What Planet Is He Smoking?

Front Page Magazine has a short book review of the latest by Michael Albert, the editor of Z Magazine. Back in 1988, when I was sloshing over the brim with all the wisdom of my 23 years, I was a charter subscriber to Z Magazine. Having just graduated as pretty much of a commie from UC Berkeley, I was an avid reader. One thing that Albert opened my eyes to, is that we are all slaves. Oh yeah, we have "freedom" to work for pay at whatever job we can get, but if you're not willing to enslave yourself by working for The Man's inhuman machine, well then you'll starve. Some freedom. For some reason, I thought this was pretty profound. I didn't like getting up early and commuting through awful traffic to work, there were no hi-jinks like we had in the dorms at college, so it was obvious that THE WHOLE SYSTEM HAD TO COME DOWN, MAN!

It's beyond me that I wasn't able to see that complaining about "you don't work, you don't eat", made about as much sense as complaining that, oh, say, in Bushitler's Amerikkka we don't have any freedom. You jump off a building and Rumsfeld's Gravity Beam is going to smash you into Cheney's Pavement, man. NO FREEDOM!!

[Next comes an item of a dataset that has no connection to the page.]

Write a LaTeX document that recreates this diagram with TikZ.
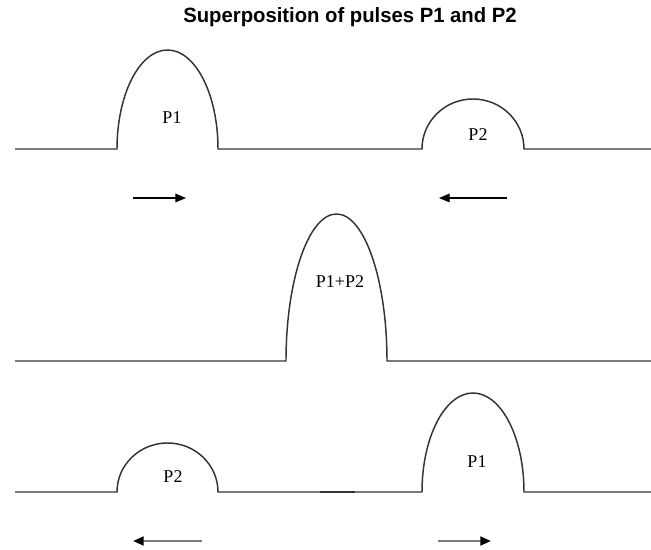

Anyway, you can read some of Albert's latest Z Magazine thoughts here, complete with accompanying Ted Rall cartoon.

A taste:
Criticizing Democrats for not running campaigns that address issues honestly is like criticizing owners of corporations for seeking profits or criticizing hit men for killing people. Democrats are just being who they are. Their behavior is continually reinforced by the institutional pressures of the positions they have navigated and now occupy and we should not expect it to change. Meanwhile, Republicans do whatever they want with plenty of funding, unlimited media visibility, and with no qualms whatsoever.

The upshot is that we need much more than a better Democratic candidate. We need a new electoral system and a new base of support for candidates, as well as new candidates. But even a good candidate—Nader, Cobb, Kucinich, Sharpton—is barely listened to. Why?

The U.S. population has a great mental failing. It is greater than its ignorance, which on many counts is profound. It is greater than its racism, which is often substantial. It is greater than its homophobia and sexism, which are substantial as well. This mental malady is that our population believes that nothing better than the corporate capitalist system is possible; that efforts at reform are largely fruitless—either these efforts are defeated or they are rapidly rolled back.


For those still mulling over the possibly venal mind-set of the U.S. population, try this thought experiment which I offered others while in Greece.

Imagine that the just completed presidential election was declared null and void. There is an overwhelming mandate for a new election to be held. Bush will run against someone new, Candidate Z, who puts forward an uncompromising program including:

universal health care

no nukes

major moves toward ecological sustainability

withdrawal from Iraq

dismantling empire

implementing international legality

replacing the IMF, the World Bank, and the WTO with real internationalism

implementing effective affirmative action for gender, race, and class

redistributing wealth downward

establishing just wages

vastly improving work conditions

implementing structures for democratizing the political process
and on and on

The election campaign will last for six months. During that time, there will be a country-wide discussion/debate of all the issues and relevant facts in workplaces, schools, neighborhoods, and the media. Information will be fully presented and verified. Debates will be sustained and thorough. The election will then be held: Candidate Z vs. George W. Bush. Now add one more caveat. By some means or other everyone in the country is completely convinced that the winner will fully and successfully implement all campaign pledges. The whole program of either Bush or Z will be enacted, fully, successfully. And everyone believes and indeed is totally sure that we are going to get the list of changes above, or we are going to get four more years of Bush. How many people would vote in that case—only 60 percent; maybe 110 percent?

If you think the turnout be low and Bush would still win such an election then you are right to worry about the underlying psychology and morality of the U.S. population—and of all people everywhere, every when.

But if you think there would be a large turnout and Candidate Z would win in a landslide, then clearly the obstacle to people becoming activists is not that people don’t care, but that people doubt that their efforts can achieve much.

Albert is so darned shortsighted. Why didn't he add "abolishing death" and "repealing the second law of thermodynamics" to his list?

And, oh, yeah, hit men and profits. Pretty much the same thing, man.